As could be expected after such an unsettling final presentation, during the following question-and-answer session questions mostly reflected concern about data collection online and the dystopian possibilities of big data. There was a discussion on apps such as SnapChat, which claim to be “anonymous.” However it turns out that they do not actually have the type of encryption software necessary to truly be anonymous. One audience member brought up questions of obfuscation and faux data, which can also be used as a form of activism. At one point Stray did assert that the future is not entirely bleak although we will never be able to opt-out entirely because this technology is simply too easy and too useful. Furthermore, Marwick pointed to the strength of the new European privacy laws as a hopeful example. The panel discussion ended with Wrisley explaining the many challenges of interdisciplinary work.
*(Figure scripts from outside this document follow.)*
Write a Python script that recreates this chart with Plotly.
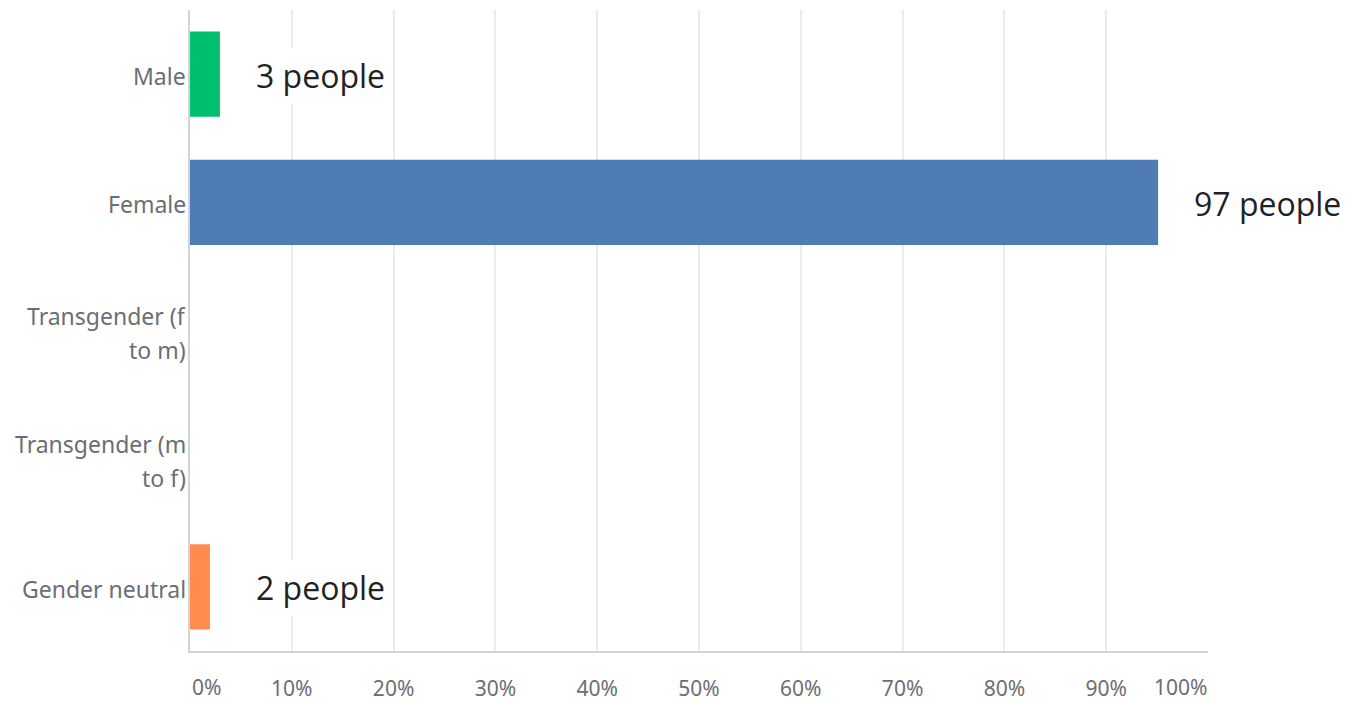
import plotly.graph_objects as go

categories = ["Male", "Female", "Transgender (f\nto m)", "Transgender (m\nto f)", "Gender neutral"]
percent = [2.94, 95.10, 0.0, 0.0, 1.96]
counts = [3, 97, 0, 0, 2]
bar_colors = ["#00bf6f", "#507cb6", "#cccccc", "#cccccc", "#ff8b4f"]
x_tickvals = [0, 10, 20, 30, 40, 50, 60, 70, 80, 90, 100]
x_ticktext = ["", "10%", "20%", "30%", "40%", "50%", "60%", "70%", "80%", "90%", ""]

FONT = "Noto Sans"
GREY = "#6b6e72"
FS = 23
TFS = 21

fig = go.Figure()
fig.add_trace(go.Bar(
    y=list(range(len(categories))),
    x=percent,
    orientation="h",
    marker=dict(color=bar_colors, line=dict(width=0)),
    width=0.665,
    hoverinfo="skip",
))

annotations = []
# value labels
for i, (p, c) in enumerate(zip(percent, counts)):
    if c == 0:
        continue
    annotations.append(dict(
        x=max(p, 2.94), y=i, xref="x", yref="y",
        text=f"{c} people", showarrow=False,
        xanchor="left", yanchor="middle", xshift=29, yshift=-1,
        font=dict(family="Open Sans", size=32, color="#1e2326"),
        bgcolor="white", borderpad=6,
    ))
# category labels (line spacing as in reference)
for i, cat in enumerate(categories):
    lines = cat.split("\n")
    n = len(lines)
    for j, line in enumerate(lines):
        annotations.append(dict(
            x=0, y=i, xref="paper", yref="y",
            text=line, showarrow=False,
            xanchor="right", yanchor="middle",
            xshift=-2, yshift=(-(j - (n - 1) / 2) * 34) - 2,
            font=dict(family=FONT, size=FS, color=GREY),
        ))
# end tick labels
annotations.append(dict(x=0, y=0, xref="x", yref="paper", text="0%", showarrow=False,
                        xanchor="left", yanchor="middle", yshift=-36,
                        font=dict(family=FONT, size=TFS, color=GREY)))
annotations.append(dict(x=100, y=0, xref="x", yref="paper", text="100%", showarrow=False,
                        xanchor="right", yanchor="middle", yshift=-36, xshift=2,
                        font=dict(family=FONT, size=TFS, color=GREY)))

fig.update_layout(
    width=1356, height=703,
    margin=dict(l=190, r=148, t=10, b=52),
    paper_bgcolor="white", plot_bgcolor="white",
    showlegend=False,
    annotations=annotations,
    xaxis=dict(
        range=[0, 100], tickvals=x_tickvals, ticktext=x_ticktext,
        showgrid=True, gridcolor="#ebebeb", gridwidth=1.5,
        showline=True, linecolor="#d3d4d6", linewidth=2,
        zeroline=False, ticks="", ticklabelstandoff=18,
        tickfont=dict(family=FONT, size=TFS, color=GREY),
        fixedrange=True, automargin=False,
    ),
    yaxis=dict(
        range=[4.5, -0.5], tickvals=list(range(len(categories))),
        showticklabels=False, showgrid=False,
        showline=True, linecolor="#d3d4d6", linewidth=2,
        zeroline=False, ticks="", fixedrange=True, automargin=False,
    ),
)

fig.write_html("out.html", config={"displayModeBar": False},
               post_script="document.body.style.margin='0';document.body.style.overflow='hidden';")
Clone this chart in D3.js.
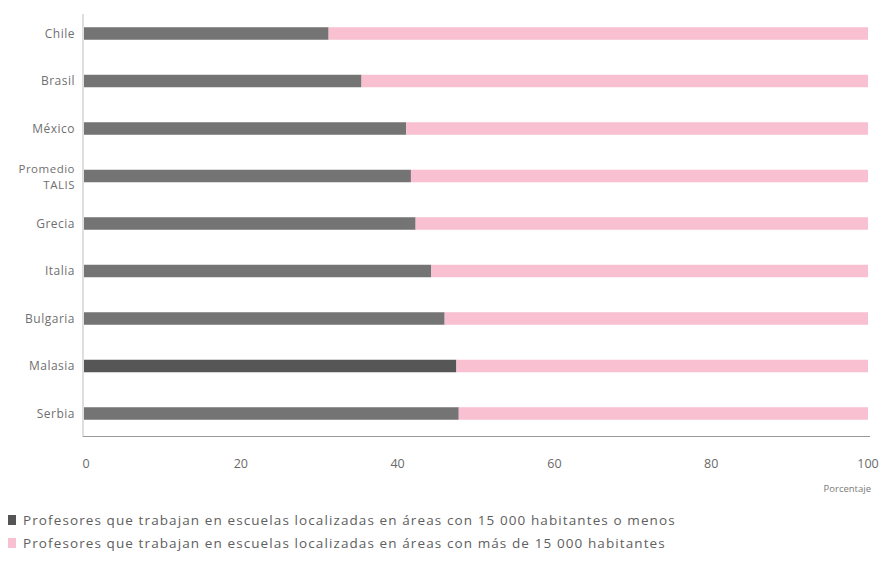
<!DOCTYPE html>
<html><head><meta charset="utf-8">
<script src="https://cdn.jsdelivr.net/npm/d3@7"></script>
<style>
body{margin:0;background:#fff;}
text{font-family:"Open Sans","Noto Sans",sans-serif;}
</style></head>
<body>
<svg id="c" width="884" height="572"></svg>
<script>
const categories = ["Chile","Brasil","México","Promedio TALIS","Grecia","Italia","Bulgaria","Malasia","Serbia"];
const smallAreas = [31.2, 35.4, 41.1, 41.7, 42.3, 44.3, 46.0, 47.5, 47.8];
const largeAreas = smallAreas.map(v => 100 - v);
const xTicks = [0, 20, 40, 60, 80, 100];
const seriesNames = [
  "Profesores que trabajan en escuelas localizadas en áreas con 15 000 habitantes o menos",
  "Profesores que trabajan en escuelas localizadas en áreas con más de 15 000 habitantes"
];
const highlighted = ["Malasia"];
const xTitle = "Porcentaje";

const colors = ["#747474", "#f8c0d1"];
const highlightColor = "#565656";

const svg = d3.select("#c");
const x = d3.scaleLinear().domain([0, 100]).range([84, 868]);
const y = d3.scalePoint().domain(categories).range([33.5, 413.5]);
const barH = 12.5;

// axes lines
svg.append("line").attr("x1", 83).attr("x2", 83).attr("y1", 14).attr("y2", 437)
  .attr("stroke", "#bdbdbd").attr("stroke-width", 1);
svg.append("line").attr("x1", 83).attr("x2", x(100) + 2).attr("y1", 436.5).attr("y2", 436.5)
  .attr("stroke", "#9a9a9a").attr("stroke-width", 1);

// bars
const g = svg.append("g");
g.selectAll("rect.s").data(categories).join("rect")
  .attr("x", x(0)).attr("y", d => y(d) - barH / 2)
  .attr("width", (d, i) => x(smallAreas[i]) - x(0))
  .attr("height", barH)
  .attr("fill", d => highlighted.includes(d) ? highlightColor : colors[0]);
g.selectAll("rect.l").data(categories).join("rect")
  .attr("x", (d, i) => x(smallAreas[i])).attr("y", d => y(d) - barH / 2)
  .attr("width", (d, i) => x(smallAreas[i] + largeAreas[i]) - x(smallAreas[i]))
  .attr("height", barH)
  .attr("fill", colors[1]);

// category labels
const lab = svg.append("g").attr("font-size", 12).attr("letter-spacing", 0.5)
  .attr("fill", "#707070").attr("text-anchor", "end");
categories.forEach(c => {
  const cy = y(c);
  if (c === "Promedio TALIS") {
    lab.append("text").attr("x", 75).attr("y", cy - 3).attr("font-size", 11.5).text("Promedio");
    lab.append("text").attr("x", 75).attr("y", cy + 13).attr("font-size", 11.5).text("TALIS");
  } else {
    lab.append("text").attr("x", 75).attr("y", cy + 4).text(c);
  }
});

// x ticks
const xa = svg.append("g").attr("font-size", 12.5).attr("fill", "#6a6a6a").attr("text-anchor", "middle");
xTicks.forEach(t => {
  xa.append("text").attr("x", x(t) + (t === 0 ? 2 : 0)).attr("y", 468).text(t);
});
svg.append("text").attr("x", x(100) + 3).attr("y", 492).attr("text-anchor", "end")
  .attr("font-size", 9.5).attr("fill", "#7a7a7a").text(xTitle);

// legend
const lg = svg.append("g");
seriesNames.forEach((s, i) => {
  const ly = 525 + i * 23;
  lg.append("rect").attr("x", 8).attr("y", ly - 10).attr("width", 8).attr("height", 10)
    .attr("fill", i === 0 ? "#555" : colors[1]);
  lg.append("text").attr("x", 23).attr("y", ly).attr("font-size", 13.5)
    .attr("letter-spacing", 1.1).attr("fill", "#606060").text(s);
});
</script>
</body></html>
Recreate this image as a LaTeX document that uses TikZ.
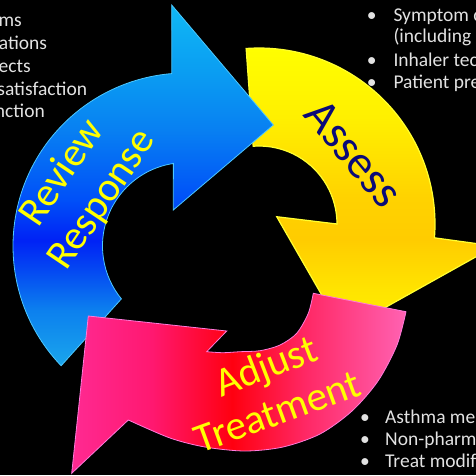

To illustrate the importance of crossing disciplines, he referenced a recent conversation with a friend who expressed dismay that, “at the information visualization conference there were 500 solutions to no problems…and at the humanities conference there were 500 problems with no solutions.” Moderator David Park also chimed in stating that despite these challenges, he feels more and more scholars are seeing the value in collaboration. Academic librarians can help to facilitate these valuable scholarly connections among different fields of research in addition to maintaining collections of data and making accessible.